Carabinieri

Cocaina rubata dalla cassaforte, capitano dell’Arma condannato a 3 anni

Tre anni di condanna per peculato e assoluzione per l’omessa denuncia di reato: è la sentenza emessa dal tribunale di Modena nei confronti dell’ex capitano dei carabinieri, che comandava la tenenza di Vignola.

Il capitano era accusato di aver sottratto cocaina sequestrata nel corso delle operazioni di polizia giudiziaria. L’ufficiale dell’Arma, all’epoca dei fatti, ovvero nel 2018 comandante della tenenza di Vignola, era stato rinviato a giudizio al termine di delicate indagini scattate a seguito della scoperta, al termine di un servizio antidroga, di involucri di cocaina ‘manomessi’. La polvere bianca era stata sostituita con altre sostanze.

Durante il processo si è analizzato l’utilizzo di una chiave che permetteva di accedere ai reperti sequestrati che era attaccata con lo scotch sotto il ripiano della scrivania dell’ex comandante.

Una chiave di riserva che in sostanza poteva essere stata utilizzata da tutti per prelevare la droga depositata.

Una tesi, quest’ultima, che il pubblico ministero – dottor Giuseppe Amara – ha tentato di contestare nella sua discussione, conclusa con la richiesta di condanna a 3 anni e 6 mesi. «Nessuno l’ha toccata in tutti questi anni; nessuno poteva accedere all’ufficio del capitano senza autorizzazione; nessuno può aver sottratto dieci dosi di cocaina e averle sostituite con altrettante di infima qualità come ci ha riferito il perito.

Il capitano, in quei giorni di settembre 2018, viveva una condizione precaria, come del resto ci hanno raccontato i suoi sottoposti a Vignola e il maggiore, che comandava la Compagnia di Sassuolo prese provvedimenti. Che il capitano usasse cocaina ce lo ha detto anche un altro teste, spacciatore certificato, a cui lui si era rivolto alcune volte. Possiamo dire che non è possibile trovare verità alternative, le ho cercate con altre indagini e riflessioni ma non esistono».

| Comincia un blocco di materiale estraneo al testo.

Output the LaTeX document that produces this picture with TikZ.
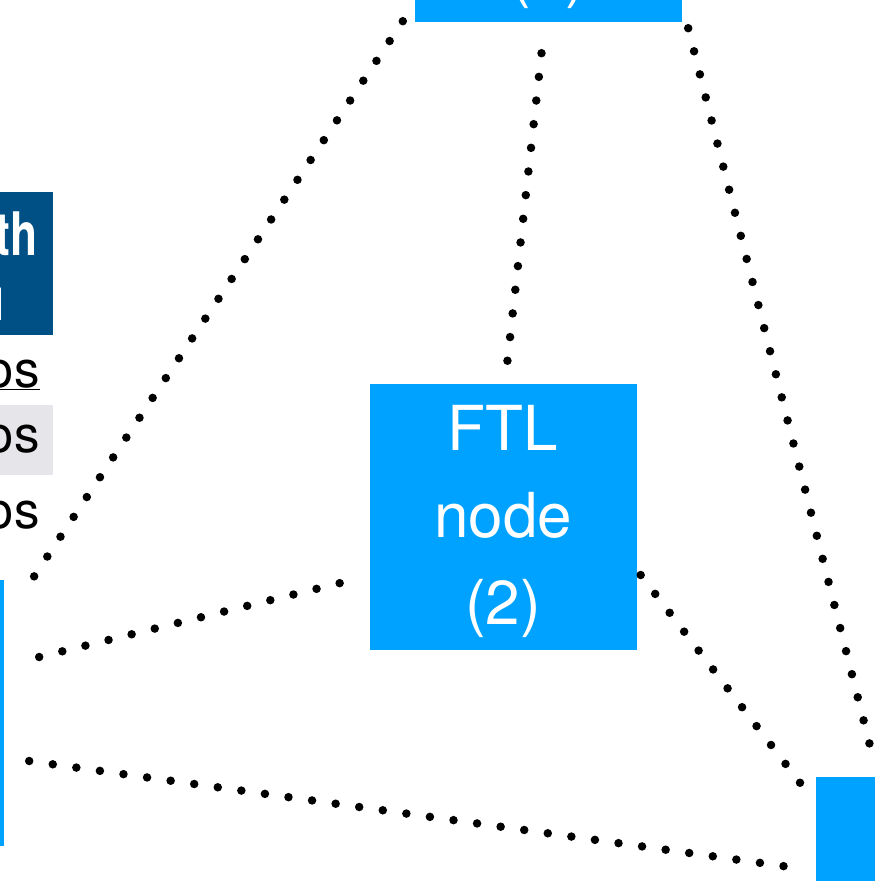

Secondo l’avvocato difensore «La chiave per aprire la cassaforte è a disposizione di tutti; nell’ufficio del capitano entravano tutti anche quando lui non c’era; lo spacciatore che viene preso come portatore di verità per quanto mi riguarda è invece una persona non così limpida. Il capitano – ha sottolineato il legale – stava attraversando un momento difficile, ma come ha detto lo stesso pubblico ministero aveva un curriculum intonso e perfetto. L’ipotesi del furto e della sostituzione delle dosi è una suggestione, non vi è alcuna certezza né prova». Una difesa intensa, appassionata, che però non è bastata a convincere i giudici.